Write out all the lines again, precisely as they stand, but without the images.

Material –
========================

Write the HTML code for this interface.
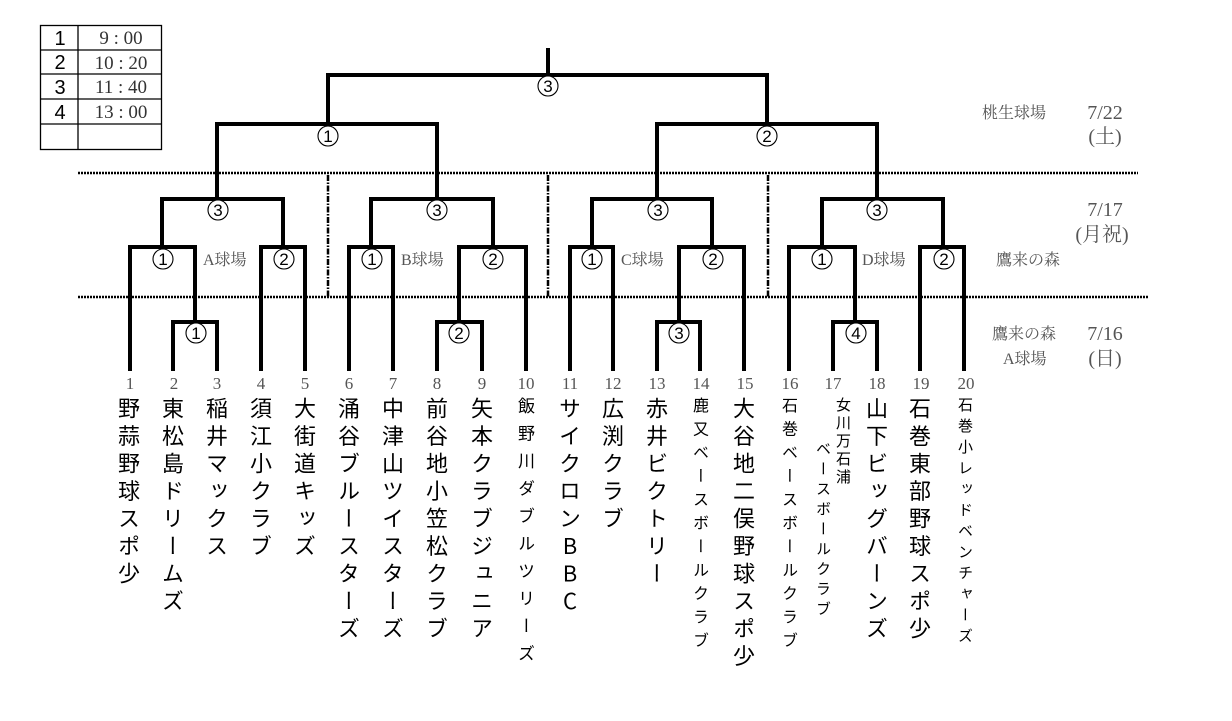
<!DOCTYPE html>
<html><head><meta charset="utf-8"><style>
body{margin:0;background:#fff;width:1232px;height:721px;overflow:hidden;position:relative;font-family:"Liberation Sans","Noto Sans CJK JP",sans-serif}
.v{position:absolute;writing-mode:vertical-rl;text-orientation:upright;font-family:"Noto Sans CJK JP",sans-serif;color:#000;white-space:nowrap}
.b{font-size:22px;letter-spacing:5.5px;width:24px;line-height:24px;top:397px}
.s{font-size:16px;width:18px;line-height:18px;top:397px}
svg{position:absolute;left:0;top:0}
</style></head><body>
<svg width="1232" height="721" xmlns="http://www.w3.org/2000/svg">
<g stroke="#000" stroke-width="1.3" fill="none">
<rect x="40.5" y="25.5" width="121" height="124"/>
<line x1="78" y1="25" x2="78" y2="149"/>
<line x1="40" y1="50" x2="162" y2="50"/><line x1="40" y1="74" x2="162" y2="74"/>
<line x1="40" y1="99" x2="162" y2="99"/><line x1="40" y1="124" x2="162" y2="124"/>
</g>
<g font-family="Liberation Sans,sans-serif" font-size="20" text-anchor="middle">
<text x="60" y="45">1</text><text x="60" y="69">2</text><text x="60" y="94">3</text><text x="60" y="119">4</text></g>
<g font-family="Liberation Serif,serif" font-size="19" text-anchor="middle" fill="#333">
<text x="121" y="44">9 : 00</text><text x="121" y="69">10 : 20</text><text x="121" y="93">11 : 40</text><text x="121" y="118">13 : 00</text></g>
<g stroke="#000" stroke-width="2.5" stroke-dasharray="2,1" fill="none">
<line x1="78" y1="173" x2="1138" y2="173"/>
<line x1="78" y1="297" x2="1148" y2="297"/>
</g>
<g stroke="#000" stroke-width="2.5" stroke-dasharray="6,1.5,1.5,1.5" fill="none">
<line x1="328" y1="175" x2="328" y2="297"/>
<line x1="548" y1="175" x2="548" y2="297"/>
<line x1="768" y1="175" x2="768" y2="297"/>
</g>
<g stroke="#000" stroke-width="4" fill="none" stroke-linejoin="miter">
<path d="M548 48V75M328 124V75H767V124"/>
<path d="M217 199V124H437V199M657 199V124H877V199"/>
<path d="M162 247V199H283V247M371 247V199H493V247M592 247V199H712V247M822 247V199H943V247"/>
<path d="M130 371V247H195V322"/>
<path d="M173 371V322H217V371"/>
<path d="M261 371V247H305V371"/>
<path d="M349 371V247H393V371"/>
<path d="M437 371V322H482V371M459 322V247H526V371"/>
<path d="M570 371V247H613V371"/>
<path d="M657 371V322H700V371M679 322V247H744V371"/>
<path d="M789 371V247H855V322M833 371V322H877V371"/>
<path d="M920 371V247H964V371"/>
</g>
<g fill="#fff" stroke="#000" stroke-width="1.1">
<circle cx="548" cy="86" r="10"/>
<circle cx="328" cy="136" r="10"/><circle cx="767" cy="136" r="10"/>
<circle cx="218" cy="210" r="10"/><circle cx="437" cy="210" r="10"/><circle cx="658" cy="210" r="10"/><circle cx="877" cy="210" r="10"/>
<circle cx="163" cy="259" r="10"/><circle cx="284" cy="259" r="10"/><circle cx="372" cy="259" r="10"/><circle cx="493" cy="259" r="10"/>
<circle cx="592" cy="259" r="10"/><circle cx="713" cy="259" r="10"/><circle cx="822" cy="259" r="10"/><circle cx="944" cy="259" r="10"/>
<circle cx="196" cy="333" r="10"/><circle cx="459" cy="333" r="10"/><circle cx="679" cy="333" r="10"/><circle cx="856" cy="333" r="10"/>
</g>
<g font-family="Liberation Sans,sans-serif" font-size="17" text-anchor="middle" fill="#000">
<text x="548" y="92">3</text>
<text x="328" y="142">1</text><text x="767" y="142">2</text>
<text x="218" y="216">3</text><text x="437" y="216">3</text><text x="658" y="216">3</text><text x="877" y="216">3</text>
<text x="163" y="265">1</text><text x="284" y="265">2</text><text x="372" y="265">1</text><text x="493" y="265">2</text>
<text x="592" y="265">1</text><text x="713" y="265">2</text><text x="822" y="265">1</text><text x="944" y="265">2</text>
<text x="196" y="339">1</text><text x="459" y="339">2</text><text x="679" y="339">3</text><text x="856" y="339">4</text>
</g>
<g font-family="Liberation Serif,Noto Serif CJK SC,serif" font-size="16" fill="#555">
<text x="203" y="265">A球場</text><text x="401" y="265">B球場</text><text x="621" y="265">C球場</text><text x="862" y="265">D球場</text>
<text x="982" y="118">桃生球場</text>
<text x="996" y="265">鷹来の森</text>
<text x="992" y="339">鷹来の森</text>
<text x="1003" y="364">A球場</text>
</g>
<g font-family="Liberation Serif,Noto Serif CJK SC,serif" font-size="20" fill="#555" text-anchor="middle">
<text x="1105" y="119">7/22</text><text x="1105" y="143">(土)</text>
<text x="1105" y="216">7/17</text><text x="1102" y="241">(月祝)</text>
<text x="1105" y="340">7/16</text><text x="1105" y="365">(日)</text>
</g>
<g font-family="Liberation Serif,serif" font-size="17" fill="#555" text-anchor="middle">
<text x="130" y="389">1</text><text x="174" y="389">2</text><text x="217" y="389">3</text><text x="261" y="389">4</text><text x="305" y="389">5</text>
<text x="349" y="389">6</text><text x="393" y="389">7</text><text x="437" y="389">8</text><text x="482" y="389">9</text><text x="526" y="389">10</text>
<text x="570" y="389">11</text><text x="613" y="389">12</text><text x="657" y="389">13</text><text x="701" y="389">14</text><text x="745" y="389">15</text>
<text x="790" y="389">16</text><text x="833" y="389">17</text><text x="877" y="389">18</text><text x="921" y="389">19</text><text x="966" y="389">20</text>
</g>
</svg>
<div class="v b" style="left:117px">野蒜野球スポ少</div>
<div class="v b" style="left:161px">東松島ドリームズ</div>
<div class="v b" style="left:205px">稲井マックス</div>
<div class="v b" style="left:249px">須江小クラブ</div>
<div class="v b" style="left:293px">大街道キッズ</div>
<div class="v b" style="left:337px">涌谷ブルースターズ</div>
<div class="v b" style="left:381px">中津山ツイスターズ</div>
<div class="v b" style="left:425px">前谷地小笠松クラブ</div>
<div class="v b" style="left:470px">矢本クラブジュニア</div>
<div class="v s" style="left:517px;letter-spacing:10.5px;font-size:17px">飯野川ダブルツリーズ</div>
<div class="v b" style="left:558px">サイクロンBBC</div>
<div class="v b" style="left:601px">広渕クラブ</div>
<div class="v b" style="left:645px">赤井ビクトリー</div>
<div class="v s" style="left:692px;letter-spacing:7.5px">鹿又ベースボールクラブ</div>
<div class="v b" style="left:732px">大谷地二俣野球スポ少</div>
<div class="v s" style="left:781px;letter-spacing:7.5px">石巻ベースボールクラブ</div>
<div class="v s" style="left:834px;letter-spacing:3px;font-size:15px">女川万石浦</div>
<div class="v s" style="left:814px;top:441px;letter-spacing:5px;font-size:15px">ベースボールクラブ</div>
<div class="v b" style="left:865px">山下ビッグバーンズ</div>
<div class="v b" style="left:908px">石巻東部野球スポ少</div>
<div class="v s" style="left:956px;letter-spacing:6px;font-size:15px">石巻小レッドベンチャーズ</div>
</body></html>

========================

Exercise answer –
Write the HTML code for this interface.
<!DOCTYPE html>
<html><head><meta charset="utf-8"><style>
body{margin:0;background:#fff;width:1232px;height:721px;overflow:hidden;position:relative;font-family:"Liberation Sans","Noto Sans CJK JP",sans-serif}
.v{position:absolute;writing-mode:vertical-rl;text-orientation:upright;font-family:"Noto Sans CJK JP",sans-serif;color:#000;white-space:nowrap}
.b{font-size:22px;letter-spacing:5.5px;width:24px;line-height:24px;top:397px}
.s{font-size:16px;width:18px;line-height:18px;top:397px}
svg{position:absolute;left:0;top:0}
</style></head><body>
<svg width="1232" height="721" xmlns="http://www.w3.org/2000/svg">
<g stroke="#000" stroke-width="1.3" fill="none">
<rect x="40.5" y="25.5" width="121" height="124"/>
<line x1="78" y1="25" x2="78" y2="149"/>
<line x1="40" y1="50" x2="162" y2="50"/><line x1="40" y1="74" x2="162" y2="74"/>
<line x1="40" y1="99" x2="162" y2="99"/><line x1="40" y1="124" x2="162" y2="124"/>
</g>
<g font-family="Liberation Sans,sans-serif" font-size="20" text-anchor="middle">
<text x="60" y="45">1</text><text x="60" y="69">2</text><text x="60" y="94">3</text><text x="60" y="119">4</text></g>
<g font-family="Liberation Serif,serif" font-size="19" text-anchor="middle" fill="#333">
<text x="121" y="44">9 : 00</text><text x="121" y="69">10 : 20</text><text x="121" y="93">11 : 40</text><text x="121" y="118">13 : 00</text></g>
<g stroke="#000" stroke-width="2.5" stroke-dasharray="2,1" fill="none">
<line x1="78" y1="173" x2="1138" y2="173"/>
<line x1="78" y1="297" x2="1148" y2="297"/>
</g>
<g stroke="#000" stroke-width="2.5" stroke-dasharray="6,1.5,1.5,1.5" fill="none">
<line x1="328" y1="175" x2="328" y2="297"/>
<line x1="548" y1="175" x2="548" y2="297"/>
<line x1="768" y1="175" x2="768" y2="297"/>
</g>
<g stroke="#000" stroke-width="4" fill="none" stroke-linejoin="miter">
<path d="M548 48V75M328 124V75H767V124"/>
<path d="M217 199V124H437V199M657 199V124H877V199"/>
<path d="M162 247V199H283V247M371 247V199H493V247M592 247V199H712V247M822 247V199H943V247"/>
<path d="M130 371V247H195V322"/>
<path d="M173 371V322H217V371"/>
<path d="M261 371V247H305V371"/>
<path d="M349 371V247H393V371"/>
<path d="M437 371V322H482V371M459 322V247H526V371"/>
<path d="M570 371V247H613V371"/>
<path d="M657 371V322H700V371M679 322V247H744V371"/>
<path d="M789 371V247H855V322M833 371V322H877V371"/>
<path d="M920 371V247H964V371"/>
</g>
<g fill="#fff" stroke="#000" stroke-width="1.1">
<circle cx="548" cy="86" r="10"/>
<circle cx="328" cy="136" r="10"/><circle cx="767" cy="136" r="10"/>
<circle cx="218" cy="210" r="10"/><circle cx="437" cy="210" r="10"/><circle cx="658" cy="210" r="10"/><circle cx="877" cy="210" r="10"/>
<circle cx="163" cy="259" r="10"/><circle cx="284" cy="259" r="10"/><circle cx="372" cy="259" r="10"/><circle cx="493" cy="259" r="10"/>
<circle cx="592" cy="259" r="10"/><circle cx="713" cy="259" r="10"/><circle cx="822" cy="259" r="10"/><circle cx="944" cy="259" r="10"/>
<circle cx="196" cy="333" r="10"/><circle cx="459" cy="333" r="10"/><circle cx="679" cy="333" r="10"/><circle cx="856" cy="333" r="10"/>
</g>
<g font-family="Liberation Sans,sans-serif" font-size="17" text-anchor="middle" fill="#000">
<text x="548" y="92">3</text>
<text x="328" y="142">1</text><text x="767" y="142">2</text>
<text x="218" y="216">3</text><text x="437" y="216">3</text><text x="658" y="216">3</text><text x="877" y="216">3</text>
<text x="163" y="265">1</text><text x="284" y="265">2</text><text x="372" y="265">1</text><text x="493" y="265">2</text>
<text x="592" y="265">1</text><text x="713" y="265">2</text><text x="822" y="265">1</text><text x="944" y="265">2</text>
<text x="196" y="339">1</text><text x="459" y="339">2</text><text x="679" y="339">3</text><text x="856" y="339">4</text>
</g>
<g font-family="Liberation Serif,Noto Serif CJK SC,serif" font-size="16" fill="#555">
<text x="203" y="265">A球場</text><text x="401" y="265">B球場</text><text x="621" y="265">C球場</text><text x="862" y="265">D球場</text>
<text x="982" y="118">桃生球場</text>
<text x="996" y="265">鷹来の森</text>
<text x="992" y="339">鷹来の森</text>
<text x="1003" y="364">A球場</text>
</g>
<g font-family="Liberation Serif,Noto Serif CJK SC,serif" font-size="20" fill="#555" text-anchor="middle">
<text x="1105" y="119">7/22</text><text x="1105" y="143">(土)</text>
<text x="1105" y="216">7/17</text><text x="1102" y="241">(月祝)</text>
<text x="1105" y="340">7/16</text><text x="1105" y="365">(日)</text>
</g>
<g font-family="Liberation Serif,serif" font-size="17" fill="#555" text-anchor="middle">
<text x="130" y="389">1</text><text x="174" y="389">2</text><text x="217" y="389">3</text><text x="261" y="389">4</text><text x="305" y="389">5</text>
<text x="349" y="389">6</text><text x="393" y="389">7</text><text x="437" y="389">8</text><text x="482" y="389">9</text><text x="526" y="389">10</text>
<text x="570" y="389">11</text><text x="613" y="389">12</text><text x="657" y="389">13</text><text x="701" y="389">14</text><text x="745" y="389">15</text>
<text x="790" y="389">16</text><text x="833" y="389">17</text><text x="877" y="389">18</text><text x="921" y="389">19</text><text x="966" y="389">20</text>
</g>
</svg>
<div class="v b" style="left:117px">野蒜野球スポ少</div>
<div class="v b" style="left:161px">東松島ドリームズ</div>
<div class="v b" style="left:205px">稲井マックス</div>
<div class="v b" style="left:249px">須江小クラブ</div>
<div class="v b" style="left:293px">大街道キッズ</div>
<div class="v b" style="left:337px">涌谷ブルースターズ</div>
<div class="v b" style="left:381px">中津山ツイスターズ</div>
<div class="v b" style="left:425px">前谷地小笠松クラブ</div>
<div class="v b" style="left:470px">矢本クラブジュニア</div>
<div class="v s" style="left:517px;letter-spacing:10.5px;font-size:17px">飯野川ダブルツリーズ</div>
<div class="v b" style="left:558px">サイクロンBBC</div>
<div class="v b" style="left:601px">広渕クラブ</div>
<div class="v b" style="left:645px">赤井ビクトリー</div>
<div class="v s" style="left:692px;letter-spacing:7.5px">鹿又ベースボールクラブ</div>
<div class="v b" style="left:732px">大谷地二俣野球スポ少</div>
<div class="v s" style="left:781px;letter-spacing:7.5px">石巻ベースボールクラブ</div>
<div class="v s" style="left:834px;letter-spacing:3px;font-size:15px">女川万石浦</div>
<div class="v s" style="left:814px;top:441px;letter-spacing:5px;font-size:15px">ベースボールクラブ</div>
<div class="v b" style="left:865px">山下ビッグバーンズ</div>
<div class="v b" style="left:908px">石巻東部野球スポ少</div>
<div class="v s" style="left:956px;letter-spacing:6px;font-size:15px">石巻小レッドベンチャーズ</div>
</body></html>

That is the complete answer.